____ STORED DATA

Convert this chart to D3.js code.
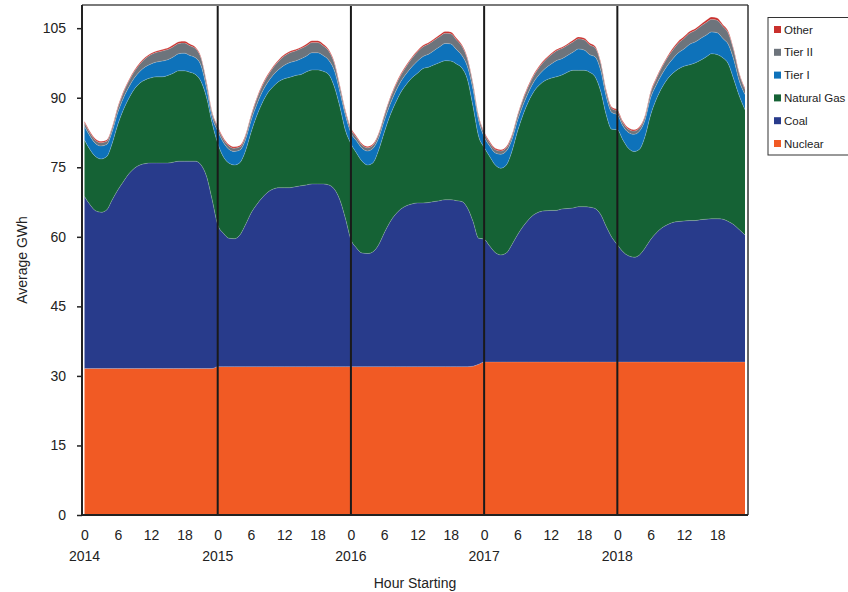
<!DOCTYPE html>
<html><head><meta charset="utf-8">
<script src="https://cdn.jsdelivr.net/npm/d3@7"></script>
<style>
html,body{margin:0;padding:0;background:#fff;}
svg{display:block;font-family:"Liberation Sans",Arial,sans-serif;}
</style></head>
<body><svg id="chart" width="848" height="592"></svg>
<script>
// ---- data (hourly averages, 24 per year) ----
const years = ["2014","2015","2016","2017","2018"];
const hourLabels = ["0","6","12","18"];
const hourTicks = [0,6,12,18];
const seriesNames = ["Nuclear","Coal","Natural Gas","Tier I","Tier II","Other"];
const colors = ["#F15A24","#283B8B","#156235","#0E72BA","#6D747C","#C9302C"];

const nuclear = [
 31.6,31.6,31.6,31.6,31.6,31.6,31.6,31.6,31.6,31.6,31.6,31.6,31.6,31.6,31.6,31.6,31.6,31.6,31.6,31.6,31.6,31.6,31.6,31.6,
 32.0,32.0,32.0,32.0,32.0,32.0,32.0,32.0,32.0,32.0,32.0,32.0,32.0,32.0,32.0,32.0,32.0,32.0,32.0,32.0,32.0,32.0,32.0,32.0,
 32.0,32.0,32.0,32.0,32.0,32.0,32.0,32.0,32.0,32.0,32.0,32.0,32.0,32.0,32.0,32.0,32.0,32.0,32.0,32.0,32.0,32.0,32.1,32.5,
 33.0,33.0,33.0,33.0,33.0,33.0,33.0,33.0,33.0,33.0,33.0,33.0,33.0,33.0,33.0,33.0,33.0,33.0,33.0,33.0,33.0,33.0,33.0,33.0,
 33.0,33.0,33.0,33.0,33.0,33.0,33.0,33.0,33.0,33.0,33.0,33.0,33.0,33.0,33.0,33.0,33.0,33.0,33.0,33.0,33.0,33.0,33.0,33.0];
const coal = [
 37.1,35.3,34.0,33.7,34.2,36.4,38.5,40.3,42.0,43.2,43.9,44.2,44.3,44.3,44.3,44.3,44.5,44.7,44.7,44.7,44.7,43.9,41.4,36.4,
 30.6,28.8,27.7,27.6,28.4,30.6,33.1,34.9,36.4,37.6,38.3,38.6,38.6,38.6,38.8,39.0,39.2,39.4,39.4,39.4,39.2,38.3,36.0,32.0,
 27.4,25.6,24.5,24.4,24.8,26.3,28.8,31.1,32.8,34.0,34.7,35.1,35.3,35.3,35.4,35.6,35.8,36.0,36.0,35.8,35.6,34.2,31.2,27.2,
 26.5,25.0,23.6,23.1,23.5,25.3,27.4,29.2,30.7,31.8,32.4,32.6,32.7,32.7,33.0,33.1,33.2,33.5,33.5,33.4,33.1,31.8,29.2,26.9,
 25.3,23.8,22.9,22.6,23.1,24.6,26.4,27.8,28.9,29.6,30.1,30.3,30.4,30.5,30.5,30.7,30.8,30.9,30.9,30.8,30.3,29.6,28.5,27.4];
const naturalGas = [
 12.2,11.9,11.7,11.5,11.5,12.2,14.1,15.5,16.3,17.1,17.7,18.1,18.4,18.6,18.6,18.9,19.2,19.5,19.5,19.2,18.7,18.0,17.0,16.5,
 17.6,16.5,16.2,15.9,15.6,15.9,17.4,19.1,20.4,21.4,22.1,22.9,23.5,23.8,24.0,24.0,24.4,24.6,24.6,24.3,23.8,22.1,20.1,19.0,
 20.7,20.5,19.8,19.1,19.2,20.4,21.7,22.9,24.0,25.2,26.2,27.2,28.0,29.0,29.2,29.5,29.8,30.0,29.9,29.5,28.8,27.7,24.8,22.0,
 19.8,19.3,18.9,18.7,19.0,20.1,22.3,24.1,25.5,26.6,27.4,28.1,28.5,28.8,28.9,29.4,29.7,29.4,29.4,29.1,28.4,26.6,24.1,23.3,
 24.8,24.1,23.2,22.8,22.8,24.1,26.9,28.8,30.2,31.4,32.2,32.9,33.4,33.6,34.0,34.4,35.0,35.6,35.4,34.8,34.0,31.3,28.8,27.0];
const tierI = [
 2.9,2.9,2.8,2.8,2.6,2.5,2.6,2.5,2.4,2.4,2.5,2.8,3.0,3.2,3.4,3.4,3.5,3.7,3.8,3.6,3.6,3.4,2.0,1.3,
 2.6,3.1,3.0,2.9,2.7,2.4,2.5,2.4,2.4,2.3,2.5,2.6,2.9,3.2,3.1,3.4,3.4,3.7,3.7,3.4,3.1,3.5,3.2,3.2,
 2.3,2.6,2.8,3.0,3.1,2.6,2.5,2.4,2.4,2.3,2.3,2.4,2.6,2.6,2.8,3.1,3.4,3.7,3.7,3.1,2.7,2.8,3.6,3.4,
 2.3,2.3,2.6,3.0,3.0,2.5,2.3,2.1,2.0,2.1,2.3,2.6,3.0,3.5,3.5,3.6,3.9,4.6,4.4,3.8,4.3,4.5,3.9,3.6,
 3.2,3.0,3.4,3.7,3.9,3.5,3.7,3.1,2.9,2.9,3.1,3.5,3.7,4.4,4.5,4.7,4.7,4.7,4.7,4.2,4.2,4.2,3.2,3.3];
const tierII = [
 0.8,0.7,0.7,0.7,0.7,0.8,1.0,1.2,1.3,1.4,1.6,1.8,2.0,2.1,2.2,2.2,2.2,2.2,2.2,2.1,2.0,1.6,1.2,0.9,
 0.8,0.7,0.7,0.7,0.7,0.8,1.0,1.2,1.3,1.4,1.6,1.8,2.0,2.1,2.2,2.2,2.2,2.2,2.2,2.1,2.0,1.6,1.2,0.9,
 0.8,0.7,0.7,0.7,0.7,0.8,1.0,1.2,1.3,1.4,1.6,1.8,2.0,2.1,2.2,2.2,2.2,2.2,2.2,2.1,2.0,1.6,1.2,0.9,
 0.8,0.7,0.7,0.7,0.7,0.8,1.0,1.2,1.3,1.4,1.6,1.8,2.0,2.1,2.2,2.2,2.2,2.2,2.2,2.1,2.0,1.6,1.2,0.9,
 0.8,0.7,0.7,0.7,0.7,0.8,1.1,1.3,1.5,1.7,1.9,2.1,2.3,2.4,2.5,2.6,2.7,2.7,2.7,2.6,2.4,2.0,1.5,1.1];
const other = [
 0.3,0.3,0.3,0.3,0.3,0.3,0.3,0.3,0.3,0.3,0.3,0.3,0.3,0.3,0.3,0.3,0.4,0.4,0.4,0.4,0.3,0.3,0.3,0.3,
 0.3,0.3,0.3,0.3,0.3,0.3,0.3,0.3,0.3,0.3,0.3,0.3,0.3,0.3,0.3,0.3,0.4,0.4,0.4,0.4,0.3,0.3,0.3,0.3,
 0.3,0.3,0.3,0.3,0.3,0.3,0.3,0.3,0.3,0.3,0.3,0.3,0.3,0.3,0.3,0.3,0.4,0.4,0.4,0.4,0.3,0.3,0.3,0.3,
 0.3,0.3,0.3,0.3,0.3,0.3,0.3,0.3,0.3,0.3,0.3,0.3,0.3,0.3,0.3,0.3,0.4,0.4,0.4,0.4,0.3,0.3,0.3,0.3,
 0.3,0.3,0.3,0.3,0.3,0.3,0.3,0.3,0.3,0.3,0.4,0.4,0.4,0.4,0.4,0.4,0.5,0.5,0.5,0.4,0.4,0.3,0.3,0.3];
const yTicks = [0,15,30,45,60,75,90,105];

// ---- build table ----
const seriesArrays = [nuclear, coal, naturalGas, tierI, tierII, other];
const table = nuclear.map((_, i) => {
  const row = {i};
  seriesNames.forEach((s, k) => row[s] = seriesArrays[k][i]);
  return row;
});
const n = table.length, perYear = n / years.length;

const svg = d3.select("#chart");
const plot = {left: 82, right: 748, top: 5, bottom: 515};
const x = d3.scaleLinear().domain([0, n - 1]).range([84.5, 745]);
const y = d3.scaleLinear().domain([0, 110]).range([plot.bottom, plot.top]);

const stacked = d3.stack().keys(seriesNames)(table);
const area = d3.area().curve(d3.curveMonotoneX)
  .x(d => x(d.data.i)).y0(d => y(d[0])).y1(d => y(d[1]));
const topLine = d3.line().curve(d3.curveMonotoneX)
  .x(d => x(d.data.i)).y(d => y(d[1]));

svg.append("g").selectAll("path").data(stacked).join("path")
  .attr("d", area).attr("fill", (d, k) => colors[k]);
svg.append("g").selectAll("path").data(stacked).join("path")
  .attr("d", topLine).attr("fill", "none")
  .attr("stroke", "#ffffff").attr("stroke-opacity", 0.3).attr("stroke-width", 0.7);

// year separators
svg.append("g").selectAll("line").data(years.slice(1)).join("line")
  .attr("x1", (d, k) => x((k + 1) * perYear)).attr("x2", (d, k) => x((k + 1) * perYear))
  .attr("y1", plot.top).attr("y2", plot.bottom)
  .attr("stroke", "#1a1a1a").attr("stroke-width", 2);

// frame
svg.append("line").attr("x1", plot.left).attr("x2", plot.right).attr("y1", plot.top).attr("y2", plot.top)
  .attr("stroke", "#7a7a7a").attr("stroke-width", 2);
svg.append("line").attr("x1", plot.right).attr("x2", plot.right).attr("y1", plot.top).attr("y2", plot.bottom)
  .attr("stroke", "#333").attr("stroke-width", 1.5);

// y axis
const yAxis = svg.append("g").attr("transform", `translate(${plot.left},0)`)
  .call(d3.axisLeft(y).tickValues(yTicks).tickSize(5).tickPadding(11).tickSizeOuter(0));
yAxis.select(".domain").attr("stroke", "#222").attr("stroke-width", 2)
  .attr("d", `M0,${plot.top}V${plot.bottom}`);
yAxis.selectAll(".tick line").attr("stroke", "#222").attr("stroke-width", 1.5);
yAxis.selectAll("text").attr("font-size", 14).attr("fill", "#222")
  .attr("font-family", "'Liberation Sans',Arial,sans-serif");

// x axis
const xTickVals = [];
const xTickText = [];
years.forEach((yr, k) => hourTicks.forEach((h, j) => { xTickVals.push(k * perYear + h); xTickText.push(hourLabels[j]); }));
const xAxis = svg.append("g").attr("transform", `translate(0,${plot.bottom})`)
  .call(d3.axisBottom(x).tickValues(xTickVals).tickSize(0).tickPadding(15)
    .tickFormat((d, k) => xTickText[k]));
xAxis.select(".domain").attr("stroke", "#222").attr("stroke-width", 2)
  .attr("d", `M${plot.left},0H${plot.right}`);
xAxis.selectAll("text").attr("font-size", 14).attr("fill", "#222")
  .attr("font-family", "'Liberation Sans',Arial,sans-serif");

svg.append("g").selectAll("text").data(years).join("text")
  .attr("x", (d, k) => x(k * perYear)).attr("y", 561)
  .attr("text-anchor", "middle").attr("font-size", 14).attr("fill", "#222").text(d => d);

svg.append("text").attr("x", 415).attr("y", 588).attr("text-anchor", "middle")
  .attr("font-size", 14).attr("fill", "#222").text("Hour Starting");
svg.append("text").attr("transform", "translate(27,260) rotate(-90)").attr("text-anchor", "middle")
  .attr("font-size", 14).attr("fill", "#222").text("Average GWh");

// legend
const lg = svg.append("g");
lg.append("rect").attr("x", 768).attr("y", 17.5).attr("width", 90).attr("height", 137.5)
  .attr("fill", "#fff").attr("stroke", "#333").attr("stroke-width", 1);
const legendOrder = seriesNames.slice().reverse();
const item = lg.selectAll("g.item").data(legendOrder).join("g")
  .attr("transform", (d, k) => `translate(774,${29.5 + k * 22.8})`);
item.append("rect").attr("x", 0).attr("y", -3.5).attr("width", 7).attr("height", 7)
  .attr("fill", d => colors[seriesNames.indexOf(d)]);
item.append("text").attr("x", 10).attr("y", 0).attr("dy", "0.35em")
  .attr("font-size", 11.5).attr("fill", "#222").text(d => d);
</script></body></html>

________

TASK DESCRIPTION
Where a line in the material above holds "chart", copy that line.

RESULT
Convert this chart to D3.js code.
<body><svg id="chart" width="848" height="592"></svg>
const svg = d3.select("#chart");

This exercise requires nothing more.